The building engineering industry is providing a critical service by ensuring buildings can continue to operate as normal and support essential operations such as the NHS and food suppliers in the face of the COVID-19 pandemic, according to the Department for Business, Energy and Industrial Strategy (BEIS).
The important status of engineers who maintain the reliability of heating, hot water, ventilation, electrical and building management systems during the Coronavirus crisis was confirmed by a BEIS official during a webinar hosted by the Building Engineering Services Association (BESA).
BEIS confirmed that building maintenance should continue as normal, subject to compliance with Public Health England guidance, the government’s social distancing policy and the site operating guidance published by the Construction Leadership Council.
“Building maintenance is helping to save lives,” the official told the webinar, adding that “people who fix crucial safety issues in buildings, including plumbers maintaining boilers for the elderly and vulnerable, must be able to keep working. They are carrying out important work”.
BESA members have been reporting high levels of enquiries, particularly from facilities managers facing unprecedented building maintenance challenges. Chief Executive David Frise, who chaired the webinar, pointed out that maintenance was essential “to keep schools, hospitals, care facilities and supermarkets operating and so these workers must be able to continue travelling to critical sites during the current lock down period”.

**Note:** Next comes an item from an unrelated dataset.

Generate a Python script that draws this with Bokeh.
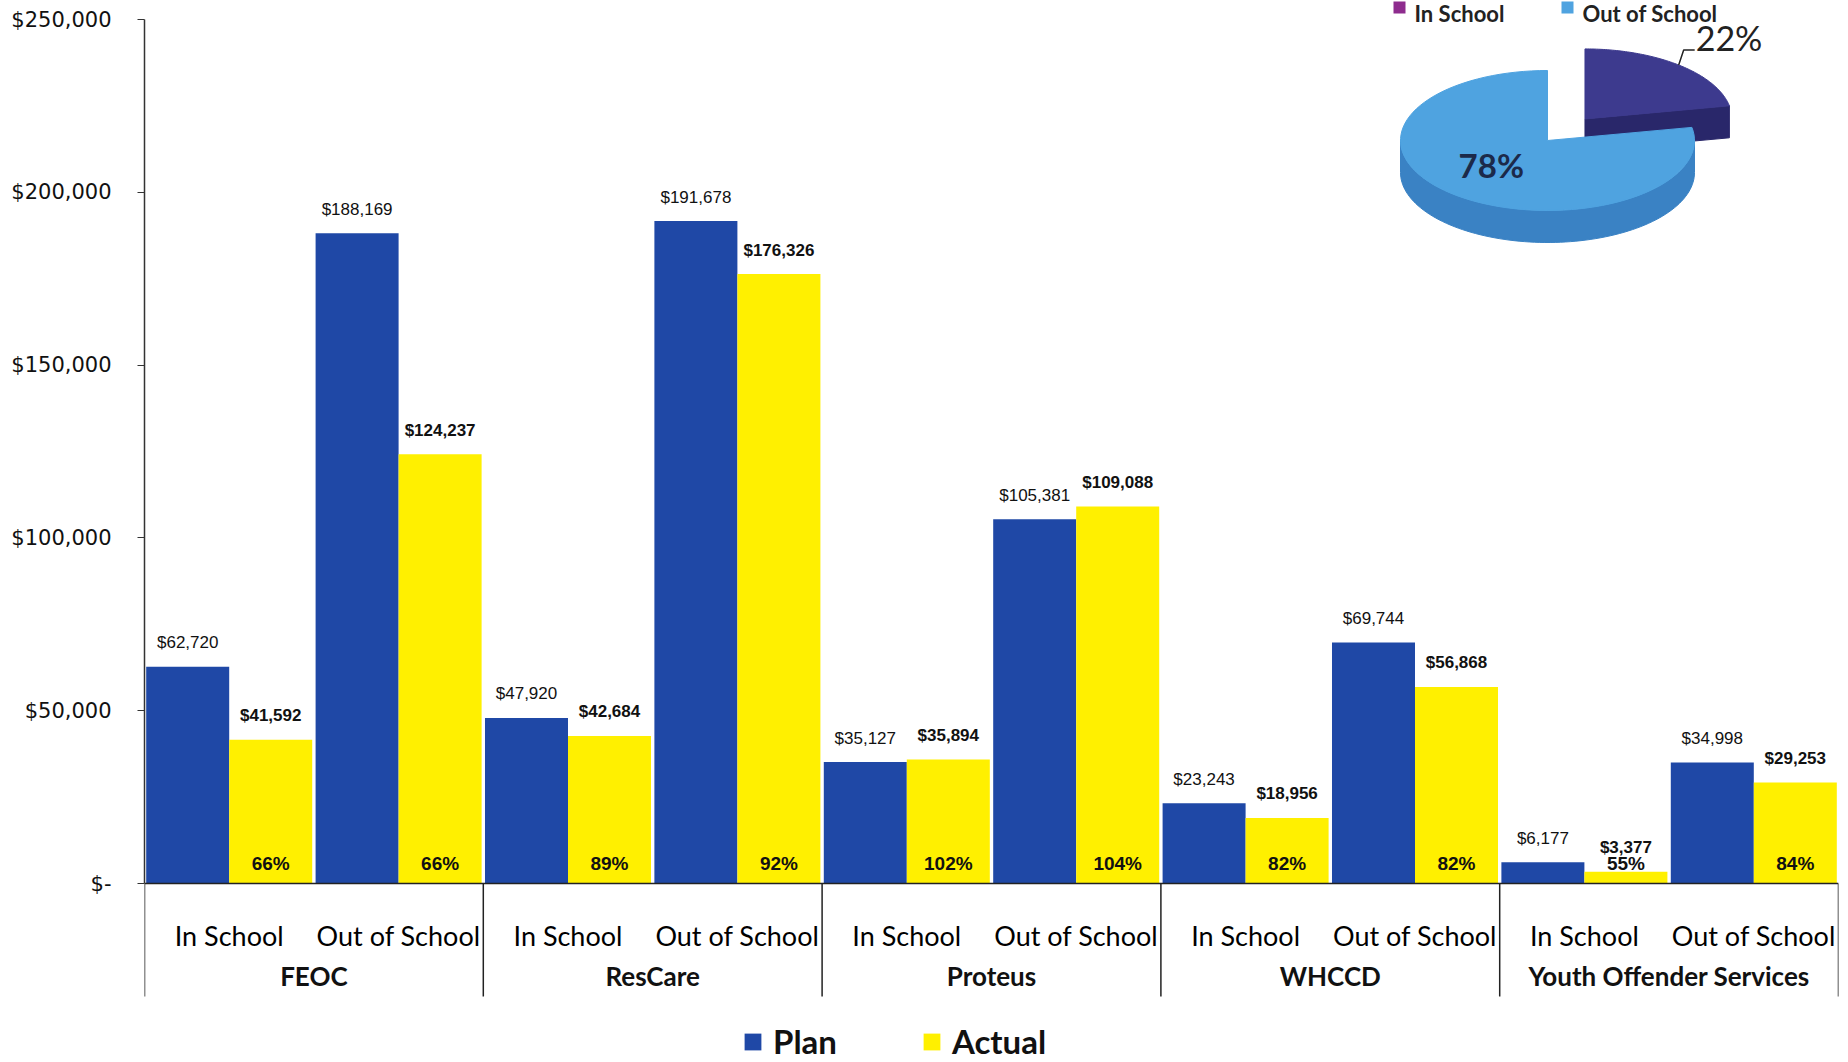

“They are not just taking up space on the tube. They are carrying out crucial work,” he said.
Part of the solution
Heating, ventilation and air conditioning (HVAC) systems are “part of the solution and not part of the problem”, added Graeme Fox, who heads up the UK’s F-Gas register REFCOM. He said rumours that air conditioning helped to circulate the virus had no foundation in science*.

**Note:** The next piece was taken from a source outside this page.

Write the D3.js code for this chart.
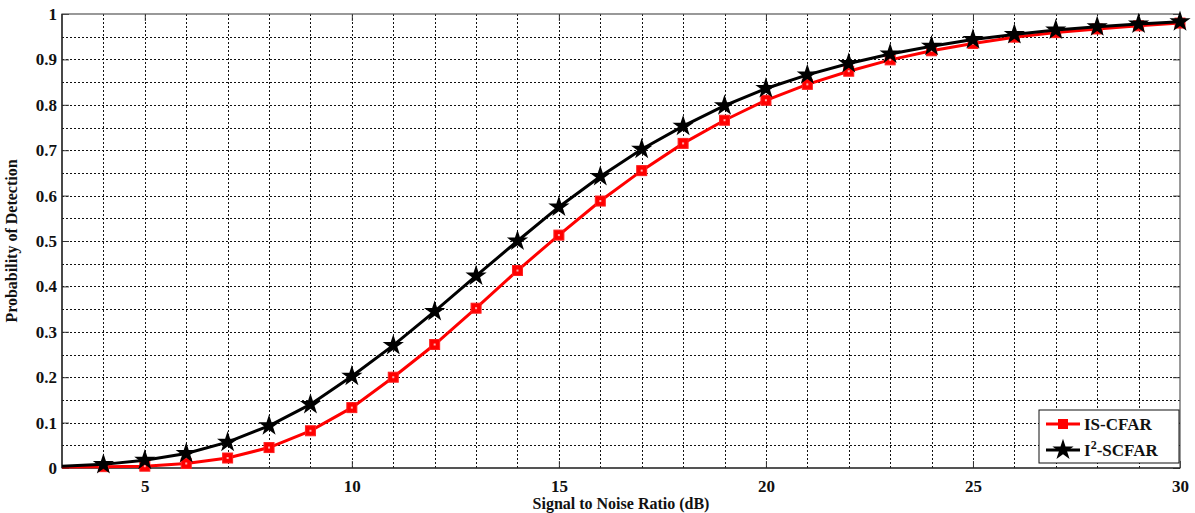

Mr Frise also pointed out that the risk presented by poorly maintained HVAC systems was well established. For example, bird droppings in air handling units at the Queen Elizabeth University Hospital in Glasgow was linked to the death of two patients who had contracted fungal infections as a result.

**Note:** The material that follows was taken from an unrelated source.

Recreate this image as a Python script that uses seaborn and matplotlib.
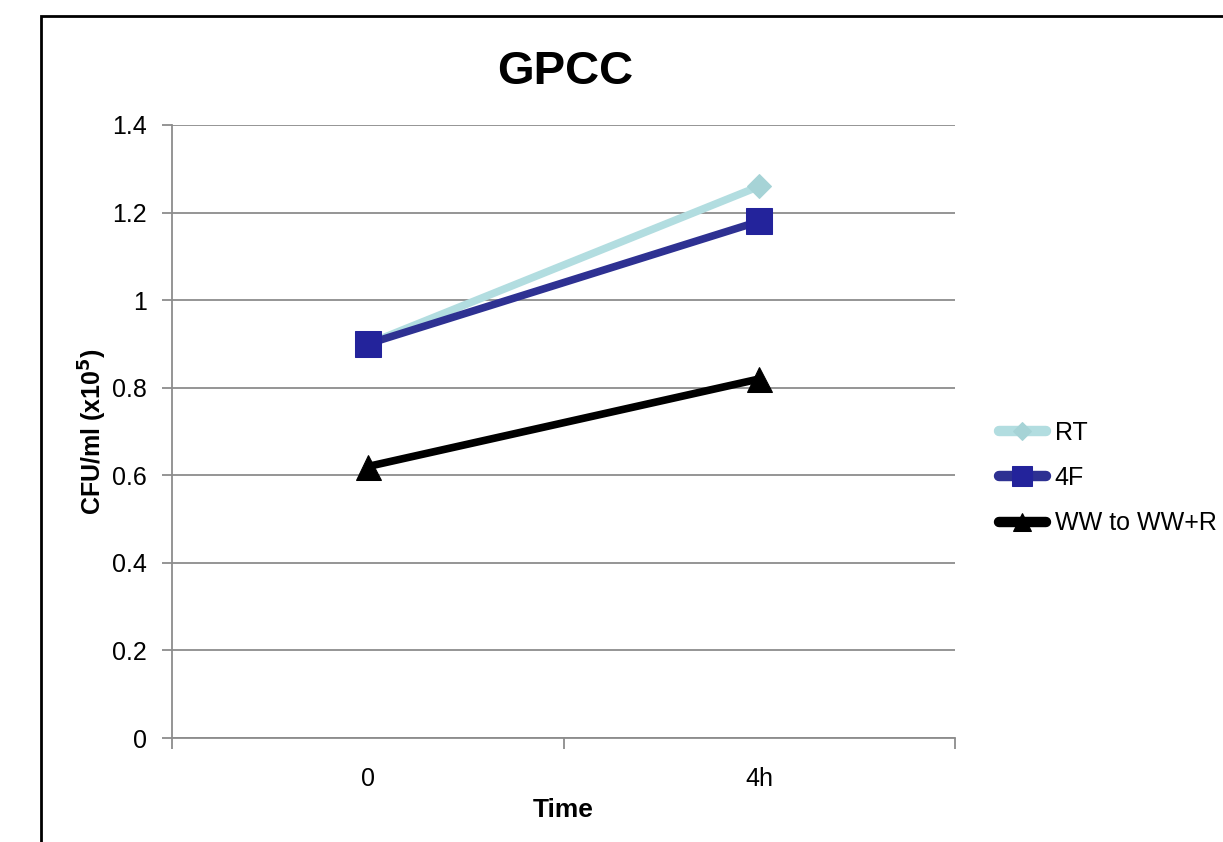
import matplotlib
matplotlib.use("Agg")
import matplotlib.pyplot as plt
import matplotlib.patches as mpatches
import seaborn as sns
import pandas as pd

times = ["0", "4h"]
series_names = ["RT", "4F", "WW to WW+R"]
rt_values = [0.90, 1.26]
f4_values = [0.90, 1.18]
ww_values = [0.62, 0.82]
y_ticks = [0, 0.2, 0.4, 0.6, 0.8, 1, 1.2, 1.4]

colors = {"RT": "#b2dde0", "4F": "#2e3192", "WW to WW+R": "#000000"}
marker_colors = {"RT": "#a6d3d6", "4F": "#23239b", "WW to WW+R": "#000000"}
markers = {"RT": "D", "4F": "s", "WW to WW+R": "^"}
msizes = {"RT": 12, "4F": 19, "WW to WW+R": 18}

df = pd.DataFrame({
    "Time": times * 3,
    "Value": rt_values + f4_values + ww_values,
    "Series": [series_names[0]] * 2 + [series_names[1]] * 2 + [series_names[2]] * 2,
})

sns.set_style("white")
plt.rcParams["font.family"] = ["Liberation Sans", "DejaVu Sans"]
plt.rcParams["text.color"] = "black"
plt.rcParams["axes.labelcolor"] = "black"
plt.rcParams["xtick.color"] = "black"
plt.rcParams["ytick.color"] = "black"

fig = plt.figure(figsize=(12.23, 8.42), dpi=100)
ax = fig.add_axes([172 / 1223, 1 - 738 / 842, (955 - 172) / 1223, (738 - 125) / 842])

for name in series_names:
    sub = df[df["Series"] == name]
    sns.lineplot(data=sub, x="Time", y="Value", ax=ax, color=colors[name],
                 linewidth=5.5, marker=markers[name], markersize=msizes[name],
                 markerfacecolor=marker_colors[name], markeredgecolor=marker_colors[name],
                 label=name, solid_capstyle="round", zorder=3)

ax.set_xlim(-0.5, 1.5)
ax.set_ylim(0, 1.4)
ax.set_yticks(y_ticks)
ax.set_yticklabels([("%g" % v) for v in y_ticks])
ax.yaxis.grid(True, color="#8c8c8c", linewidth=1.3)
ax.set_axisbelow(True)
for s in ["top", "right"]:
    ax.spines[s].set_visible(False)
for s in ["left", "bottom"]:
    ax.spines[s].set_color("#8c8c8c")
    ax.spines[s].set_linewidth(1.3)

ax.tick_params(axis="y", which="major", direction="out", length=7, width=1.3,
               color="#8c8c8c", labelcolor="black", labelsize=18, pad=11, left=True)
ax.tick_params(axis="x", which="major", length=0, labelsize=18, labelcolor="black", pad=21)
ax.set_xticks([-0.5, 0.5, 1.5], minor=True)
ax.tick_params(axis="x", which="minor", direction="out", length=8, width=1.3,
               color="#8c8c8c", bottom=True)

ax.set_xlabel("Time", fontsize=19, fontweight="bold", labelpad=5)
ax.set_ylabel("CFU/ml (x10$^{\\mathbf{5}}$)", fontsize=18, fontweight="bold", labelpad=2)
fig.text(565 / 1223, 1 - 72 / 842, "GPCC", fontsize=34, fontweight="bold",
         ha="center", va="center")

leg = ax.legend(loc="center left", bbox_to_anchor=(976 / 1223, 1 - 478 / 842),
                bbox_transform=fig.transFigure, frameon=False, fontsize=18,
                handlelength=1.9, handletextpad=0.35, labelspacing=0.85,
                markerscale=0.75)
for h in leg.get_lines():
    h.set_linewidth(7.5)
    h.set_solid_capstyle("round")

frame = mpatches.Rectangle((41 / 1223, -0.1), 1.2, 1 - 16 / 842 + 0.1,
                           transform=fig.transFigure, fill=False,
                           edgecolor="black", linewidth=2, clip_on=False)
fig.patches.append(frame)

fig.savefig("out.png", dpi=100)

“Additionally, with increasing numbers of people working from home and vulnerable people distancing themselves or self-isolating, proper building maintenance and ventilation is critical to ensuring their ongoing health and wellbeing,” he said.
Owners, landlords and tenants of empty or partially occupied buildings during the lockdown will also need to maintain their buildings for security purposes; to achieve statutory compliance; to protect the fabric and the critical systems as well as satisfying any insurance implications.
BESA is supporting this work by making its recently updated and relaunched SFG30 ‘Mothballing and Reactivation’ free to members for 12 months and cutting its price by 50% for other users.
SFG30 takes users through a step-by-step process for maintaining critical services during partial occupancy periods in a way that makes them ready for rapid and full reactivation when business returns to normal.
This includes key elements such as keeping water systems safe and healthy (in line with the Health & Safety Executive’s L8 rules for legionella control); both active and passive fire protection systems; safe handling of refrigerant gases; electrical and gas service safety checks and ventilation hygiene. It also explains how to maintain security systems and lifts if they are still in service among many other factors.
For more information, visit www.sfg20.co.uk
BESA is hosting daily COVID-19 update webinars. Visit www.thebesa.com/covid19 to join
*REHVA, the European Federation of HVAC associations, has also advised that humidification and air conditioning have no practical effect on transmission of the virus. It has issued guidance showing that Covid-19 is unlike some other viruses in that it is fairly resistant to environmental changes and is susceptible only to high relative humidities above 80% and temperatures above 30˚C.
It advises that heating and cooling systems should be operated normally to ensure buildings can continue to support critical activities and maintain the health and wellbeing of occupants.